Anti Patterns

Bloated Class

Problem

A bloated class is a class with too many responsibilities. Every system change seems to require a change to this class.

A bloated class often has many special cases: attributes or behavior valid for some instances but not others.

Often programmers attempt to deal with special cases by introducing type tags.

Another way to deal with special cases is by introducing multi-way conditionals.
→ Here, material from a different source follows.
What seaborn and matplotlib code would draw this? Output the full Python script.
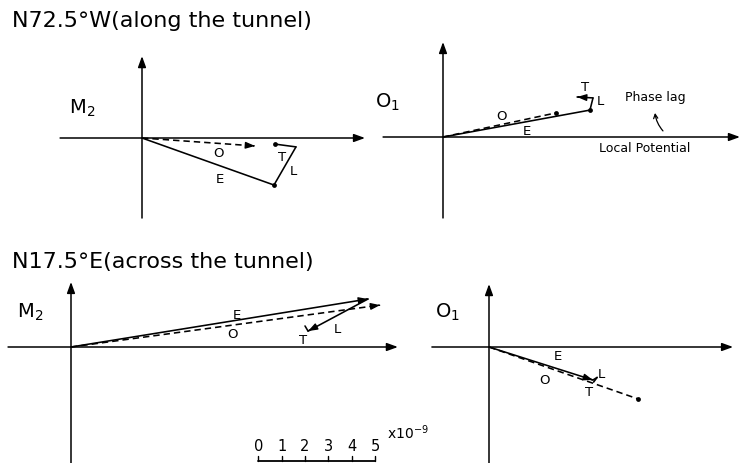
import numpy as np
import pandas as pd
import matplotlib
matplotlib.use("Agg")
import matplotlib.pyplot as plt
import seaborn as sns

# ── Data (units of 1e-9) ─────────────────────────────────────────────────────
# chain: origin -> E -> L -> T ; O drawn from origin (observed)
panel_labels = [r"M$_2$", r"O$_1$", r"M$_2$", r"O$_1$"]
E_end = [(5.64, -2.01), (6.28, 1.15), (12.69, 2.05), (4.44, -1.41)]
L_end = [(6.58, -0.38), (6.41, 1.67), (10.13, 0.68), (4.62, -1.30)]
T_end = [(5.68, -0.26), (5.73, 1.71), (10.00, 0.90), (4.47, -1.50)]
O_end = [(4.83, -0.34), (4.83, 1.03), (13.21, 1.79), (6.37, -2.22)]
scale_ticks = [0, 1, 2, 3, 4, 5]
titles = ["N72.5°W(along the tunnel)", "N17.5°E(across the tunnel)"]

# ── Layout (pixels) ──────────────────────────────────────────────────────────
W, H, S = 741, 464, 23.4            # S = pixels per 1e-9
origins = [(142, 139), (443, 138), (71, 348), (489, 348)]
extents = [(-3.50, 9.53, -3.42, 3.50), (-2.56, 12.69, -3.46, 4.06),
           (-2.69, 13.97, -4.96, 2.78), (-2.44, 10.43, -4.96, 2.69)]
name_pos = [(-2.56, 1.32), (-2.39, 1.54), (-1.75, 1.54), (-1.79, 1.54)]
E_lab = [(3.33, -1.75), (3.59, 0.26), (7.09, 1.41), (2.95, -0.38)]
O_lab = [(3.25, -0.60), (2.52, 0.94), (6.92, 0.56), (2.39, -1.37)]
L_lab = [(6.45, -1.41), (6.71, 1.54), (11.37, 0.77), (4.80, -1.12)]
T_lab = [(5.98, -0.77), (6.07, 2.14), (9.91, 0.34), (4.27, -1.90)]

# per-panel end decoration for (E, L, T, O): "dot", "arrow" or None
deco = [("dot", None, "dot", "arrow"),
        ("dot", None, "arrow", "dot"),
        ("arrow", "arrow", None, "arrow"),
        ("arrow", None, None, "dot")]

sns.set_theme(style="white")
plt.rcParams["font.family"] = ["DejaVu Sans"]
plt.rcParams["text.color"] = "black"
fig = plt.figure(figsize=(W / 100, H / 100), dpi=100)
fig.patch.set_facecolor("white")

AX_KW = dict(arrowstyle="-|>,head_length=0.55,head_width=0.2", color="black",
             lw=1.1, mutation_scale=12, shrinkA=0, shrinkB=0)
VEC_KW = dict(arrowstyle="-|>,head_length=0.5,head_width=0.18", color="black",
              lw=1.0, mutation_scale=11, shrinkA=0, shrinkB=0)


def make_ax(ox, oy, x0, x1, y0, y1, pad=0.7):
    x0p, x1p, y0p, y1p = x0 - pad, x1 + pad, y0 - pad, y1 + pad
    ax = fig.add_axes([(ox + x0p * S) / W, (H - oy + y0p * S) / H,
                       (x1p - x0p) * S / W, (y1p - y0p) * S / H])
    ax.set_xlim(x0p, x1p)
    ax.set_ylim(y0p, y1p)
    ax.axis("off")
    return ax


def head(ax, start, end):
    s, e = np.array(start), np.array(end)
    d = e - s
    d = d / (np.hypot(*d) + 1e-12)
    ax.annotate("", xy=tuple(e), xytext=tuple(e - 0.05 * d), arrowprops=VEC_KW)


def segment(ax, start, end, style, dashed=False):
    seg = pd.DataFrame({"x": [start[0], end[0]], "y": [start[1], end[1]]})
    sns.lineplot(data=seg, x="x", y="y", ax=ax, color="black", sort=False,
                 lw=1.15, linestyle=(0, (4, 2.5)) if dashed else "-")
    if style == "arrow":
        head(ax, start, end)
    elif style == "dot":
        sns.scatterplot(x=[end[0]], y=[end[1]], ax=ax, color="black", s=12,
                        edgecolor="black", linewidth=0)


axes = []
for i in range(4):
    (ox, oy), (x0, x1, y0, y1) = origins[i], extents[i]
    ax = make_ax(ox, oy, x0, x1, y0, y1)
    axes.append(ax)
    # coordinate axes
    ax.annotate("", xy=(x1, 0), xytext=(x0, 0), arrowprops=AX_KW)
    ax.annotate("", xy=(0, y1), xytext=(0, y0), arrowprops=AX_KW)
    # vectors
    dE, dL, dT, dO = deco[i]
    segment(ax, (0, 0), E_end[i], dE)
    segment(ax, E_end[i], L_end[i], dL)
    segment(ax, L_end[i], T_end[i], dT)
    segment(ax, (0, 0), O_end[i], dO, dashed=True)
    # labels
    ax.text(*name_pos[i], panel_labels[i], fontsize=14, ha="center", va="center")
    for pos, lab in zip([E_lab[i], O_lab[i], L_lab[i], T_lab[i]], "EOLT"):
        ax.text(*pos, lab, fontsize=9.5, ha="center", va="center")

# annotations on the O1 (along) panel
axB = axes[1]
axB.text(7.78, 1.71, "Phase lag", fontsize=9, ha="left", va="center")
axB.text(6.67, -0.43, "Local Potential", fontsize=9, ha="left", va="center")
axB.annotate("", xy=(9.06, 1.03), xytext=(9.40, 0.26),
             arrowprops=dict(arrowstyle="->,head_length=0.3,head_width=0.15",
                             color="black", lw=0.9, mutation_scale=10,
                             connectionstyle="arc3,rad=-0.15",
                             shrinkA=0, shrinkB=0))

# scale bar in the M2 (across) panel
axC = axes[2]
bx = 8.0
by = -4.87
sb = pd.DataFrame({"x": [bx + scale_ticks[0], bx + scale_ticks[-1]], "y": [by, by]})
sns.lineplot(data=sb, x="x", y="y", ax=axC, color="black", lw=1.3)
for t in scale_ticks:
    axC.plot([bx + t, bx + t], [by, by + 0.22], color="black", lw=1.0)
    axC.text(bx + t, -4.23, str(t), fontsize=10.5, ha="center", va="center")
axC.text(bx + 5.5, -3.62, r"x10$^{-9}$", fontsize=10, ha="left", va="center")

# section titles
fig.text(12 / W, 1 - 21 / H, titles[0], fontsize=16, ha="left", va="center")
fig.text(12 / W, 1 - 262 / H, titles[1], fontsize=16, ha="left", va="center")

fig.savefig("out.png", dpi=100, facecolor="white")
Bloated classes often contain bloated methods.

Refactorings

Extract Class

Extract Subclass

Replace Data Value with Object

Duplicated Code

Problem

Duplicated code can be the result of too many copy and paste jobs.

Refactorings

Extract Method

Extract Class

Pull Up method

Inappropriate Intimacy

Problem

Class A knows too much about the private details of class B. A knows which classes B delegates to, A can access the private and protected members of B, and A spends most of its time invoking the getters and setters of B (feature envy).

Refactorings

Move Method

Replace Bi-directional Association with Unidirectional

Replace Inheritance with Delegation

Hide Delegation

Incomplete Library Class

Problem

A library class that we can't modify doesn't have all of the features we wish it had.

Refactorings

Introduce Foreign Method

Introduce Local Extension

Lazy Class

Problem

A lazy class doesn't have enough responsibilities. A lazy class may sometimes be the result of speculative generality.

Refactorings

Inline Class

Collapse Hierarchy

Long Method

Problem

Long methods are difficult to understand and maintain. As a rule of thumb, anything over half a page is too long. Another rule of thumb: instead of inserting a comment to explain a task within a long method, thing about extracting the task into a well-named method. Ideally, methods should be so short and so well-named, that reading the code isn't even necessary.

Refactorings

Extract Method

Middle Man

Problem

A middleman forwards requests from the client to a delegate object. Generally, the middleman serves a purpose. It translates the request into the language of the delegate, it sends the request over a machine boundary, it handles some requests by itself, it manages memory on behalf of the delegate, etc. In some cases, however, the middleman looses its purpose and only seems to stand in the way between the client and the delegate.

Refactorings

Remove Middle Man

Inline Method

Replace Delegation with Inheritance

Refused Bequest

Problem

It's okay for subclass B to override some of the methods it inherits from superclass A, but taken to the extreme, one begins to wonder if B should be a subclass of A.

Refactorings

Replace Inheritance with Delegation

Speculative Generality

Problem

The purpose of design is to try to anticipate future requirements. Taken to an extreme, this can result in the Biped superclass of Employee, the planet field of Address, or the "jump to hyperspace" method of Airplane.

Refactorings

Collapse Hierarchy

Inline Class

Switch Statements

Problem

Just as the goto statement became the bad boy of Structured Programming, the switch statement has become the bad boy of Object-Oriented Programming. Object-Oriented Programming is about data-driven control. Programmer's shouldn't be in the business of specifying the flow of control. Instead, programmers should be in the business of specifying data. The data should decide the flow of control. This is the purpose of overloading, subsumption, and dynamic dispatch.